Wow, this is a mess. I'm gonna clean it up as much as I can but some of the nest will be lost.
See the phrase broadcast license (license is something asked of and then granted by the government, with governments permission to preform.) Which is a violation of the 1st since government is not to be in the business of granting access of who can be the press, wether it's radio, print, tv or whatever.
The license has nothing to do with "who can be the press" at all. The license is for "who may use this designated channel of the public airwaves" --- whatever their purpose in using that channel may be.
Those designated channels are (were at the time of FD's operation) limited. There were, say, twenty available channels for a given city, and when they were spoken for, there are no more. That's not true of newspapers. Completely different thing. Hence the regulations curbing monopoly, inefective though it may have been.
Never said they had to state that it was their own opinion, just that they were not to state their opinion without having the other opinion expressed. This would be like telling a print version of press, they cannot have an op-ed without printing on op-ed with the other point of view. Which would be a violation. It would also be a violation to tell a print newspaper they can only report on cold hard facts and nothing else.
Again, nobody was ever forced to do any such things, but even if they had been --- by your own description it's not suppressing any particular view at all. It's doing the opposite. Therefore you have no violation.
No because you're still forcing people to state views they don't agree with, whether or not they state they are not their own views, they are still forced to say them.
Again -- no, they're not. What it means is that if a broadcast station declares "here's why we think you should vote Yes on referendum X", then somebody else can use those same
public airwaves can go on and say "here's why we think you should vote no". And voilà -- you have both views and you can make up your own mind which view makes sense.

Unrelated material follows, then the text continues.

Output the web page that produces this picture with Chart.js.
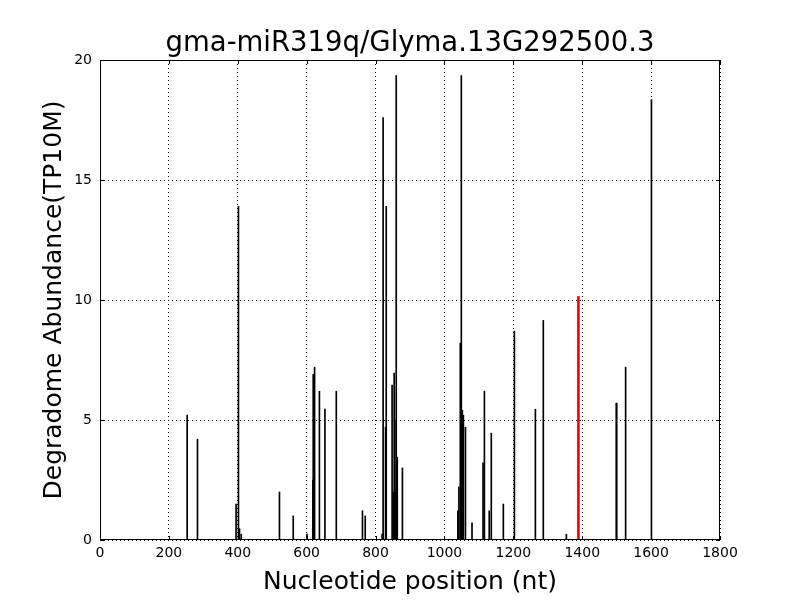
<!DOCTYPE html>
<html>
<head>
<meta charset="utf-8">
<script src="https://cdn.jsdelivr.net/npm/chart.js@4/dist/chart.umd.min.js"></script>
<style>
  body { margin: 0; background: #fff; }
  canvas { display: block; }
</style>
</head>
<body>
<canvas id="degradomeChart" width="800" height="600"></canvas>
<script>
const titleText = 'gma-miR319q/Glyma.13G292500.3';

// nucleotide positions and abundance
const positions = [253, 283, 395, 402, 405, 410, 521, 561, 601, 618, 619, 623, 637, 653, 686,
    762, 770, 819, 822, 829, 831, 848, 851, 854, 856, 858, 860, 863, 878,
    1039, 1042, 1046, 1049, 1052, 1055, 1061, 1080, 1112, 1116, 1130, 1136, 1171, 1203,
    1264, 1287, 1354, 1499, 1500, 1526, 1601];
const abundance = [5.2, 4.2, 1.5, 13.9, 0.47, 0.24, 2.0, 1.0, 0.25, 2.5, 6.9, 7.2, 6.2, 5.45, 6.2,
    1.22, 1.0, 0.25, 17.6, 4.7, 13.9, 6.45, 2.0, 6.95, 5.0, 2.0, 19.35, 3.45, 3.0,
    1.22, 2.22, 8.2, 19.35, 5.4, 5.2, 4.7, 0.72, 3.22, 6.2, 1.22, 4.45, 1.5, 8.7,
    5.45, 9.15, 0.24, 5.7, 5.7, 7.2, 18.35];

// predicted cleavage site (red)
const sitePositions = [1389];
const siteAbundance = [10.15];

const xTicks = [0, 200, 400, 600, 800, 1000, 1200, 1400, 1600, 1800];
const yTicks = [0, 5, 10, 15, 20];

// matplotlib-style box with inward tick marks
const frameBox = {
    id: 'frameBox',
    afterDraw(chart) {
        const a = chart.chartArea;
        const ctx = chart.ctx;
        const xs = chart.scales.x, ys = chart.scales.y;
        ctx.save();
        ctx.strokeStyle = '#000';
        ctx.lineWidth = 1;
        ctx.strokeRect(a.left + 0.5, a.top + 0.5, a.right - a.left - 1, a.bottom - a.top - 1);
        ctx.beginPath();
        xTicks.forEach(v => {
            const px = Math.round(xs.getPixelForValue(v)) + 0.5;
            ctx.moveTo(px, a.bottom); ctx.lineTo(px, a.bottom - 4);
            ctx.moveTo(px, a.top); ctx.lineTo(px, a.top + 4);
        });
        yTicks.forEach(v => {
            const py = Math.round(ys.getPixelForValue(v)) + 0.5;
            ctx.moveTo(a.left, py); ctx.lineTo(a.left + 4, py);
            ctx.moveTo(a.right, py); ctx.lineTo(a.right - 4, py);
        });
        ctx.stroke();
        ctx.restore();
    }
};

new Chart(document.getElementById('degradomeChart'), {
    type: 'bar',
    data: {
        datasets: [{
            data: positions.map((p, i) => ({ x: p, y: abundance[i] })),
            backgroundColor: '#000',
            barThickness: 1,
            grouped: false
        }, {
            data: sitePositions.map((p, i) => ({ x: p, y: siteAbundance[i] })),
            backgroundColor: '#ff0000',
            barThickness: 2,
            grouped: false
        }]
    },
    options: {
        responsive: false,
        animation: false,
        layout: { padding: { left: 20, right: 0, top: 0, bottom: 0 } },
        plugins: {
            legend: { display: false },
            tooltip: { enabled: false },
            title: {
                display: true,
                text: titleText,
                color: '#000',
                font: { family: 'DejaVu Sans', size: 27.5, weight: 'normal', lineHeight: 1.2 },
                padding: { top: 27, bottom: 0 }
            }
        },
        scales: {
            x: {
                type: 'linear',
                min: 0,
                max: 1800,
                offset: false,
                afterBuildTicks: s => { s.ticks = xTicks.map(v => ({ value: v })); },
                afterFit: s => { s.height = 60; },
                ticks: {
                    color: '#000', font: { family: 'DejaVu Sans', size: 14 }, padding: 5, maxRotation: 0,
                    callback: v => String(v)
                },
                grid: { color: '#000', lineWidth: 1, drawTicks: false, offset: false },
                border: { display: false, dash: [1, 3] },
                title: {
                    display: true,
                    text: 'Nucleotide position (nt)',
                    color: '#000',
                    font: { family: 'DejaVu Sans', size: 25 },
                    padding: { top: 0, bottom: 3 }
                }
            },
            y: {
                min: 0,
                max: 20,
                afterBuildTicks: s => { s.ticks = yTicks.map(v => ({ value: v })); },
                afterFit: s => { s.width = 80; },
                ticks: {
                    color: '#000', font: { family: 'DejaVu Sans', size: 14 }, padding: 8,
                    callback: v => String(v)
                },
                grid: { color: '#000', lineWidth: 1, drawTicks: false },
                border: { display: false, dash: [1, 3] },
                title: {
                    display: true,
                    text: 'Degradome Abundance(TP10M)',
                    color: '#000',
                    font: { family: 'DejaVu Sans', size: 25 },
                    padding: { top: 19, bottom: 0 }
                }
            },
            yRight: {
                position: 'right',
                display: true,
                afterFit: s => { s.width = 80; },
                ticks: { display: false },
                grid: { display: false, drawTicks: false },
                border: { display: false }
            }
        }
    },
    plugins: [frameBox]
});
</script>
</body>
</html>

The key word, again, is PUBLIC. Think of the broadcast station as the public forum. The FD didn't want the placeholders of that forum to dictate who can say what. Just as the Constitution doesn't want the government to dictate who can say what. Same thing in microcosm.
And that monopoly was started by the government licensing. They regulated and shrunk the field and then had to further regulate it.
There is no "shrinking". Channels of the airwaves were allocated as far as the technology would allow without interference. Before the Federal Radio Commission (precursor of the FCC) anyone could put up a transmitter. And if you put up ten watts I could put up a hundred watts, then you'd put up a thousand and I'd put up ten thousand. It was chaos. Limited space means limited. That's a technical reality.
In fact the argument for dropping the Fairness Doctrine was that that original limitation was far less limited, with FM radio, UHF television, and then cable, and now internet. But in the 1940s that wasn't the case; the technology is by definition limited.
Again no one is being forced to state opposing view points, this site doesn't have to bring in or post an opposing viewpoints, it's done by the volition of those who participate
The site, in this analogy, represents the public forum --- the broadcast spectrum. Consider a blog site then. I write my blogs, and you can't write on it. If the internet allowed a limited number of blog sites and you were too late getting one --- you'd be out of luck. You'd have no outlet. IF that were the case and the Federal Internet Commission declared "since internet space is limited, you have to let Sakinago post comments", then you'd have a voice on that basis.
But the internet is not limited, and there's no such thing as a Federal Internet Commission. This is just another attempt at analogy.
The broadcaster, it's crucial to understand, does not own the airwaves. WE do. That was defined from day one -- that's why they're called the "public airwaves". The broadcaster gets to use those airwaves (for free I might add) at the pleasure of the People. So the FD --- and the Equal Time rule for that matter -- are put there for our protection, to ensure that no broadcaster gets to own the discourse.
This would be like saying, the people own a newspaper, or a certain type of medium, and therefore government is now allowed to regulate how they see fit. This would be a silly concept for newspapers. It turned out to be a silly concept for radio, since the ratings for political talk radio didn't explode until after abolition of fairness doctrine. And government taking control of radio did not help the people, and did not advance radio technology. FM radio was suppressed for many years. And is why government should not be in the business of licensing who says what, through whatever medium.
No it would not. A newspaper is printed on a resource which is not limited. There's no reason two, five, fifteen or 150 newspapers could not PHYSICALLY exist in the same place, whether they could capture an audience or not. PAPER is not limited. AIRWAVES are.
FM radio was not at all "suppressed" except by the broadcast "industry". Actually it was, again, the government that unsupressed it, primarily by mandating that AM stations ---which dominated at the time --- could not simply parrot their AM content onto their FM channel; they had to have some amount of different programming. THAT was when FM took off. Like it or not, it was the government that made that happen. Doing its job as the steward of the public airwaves.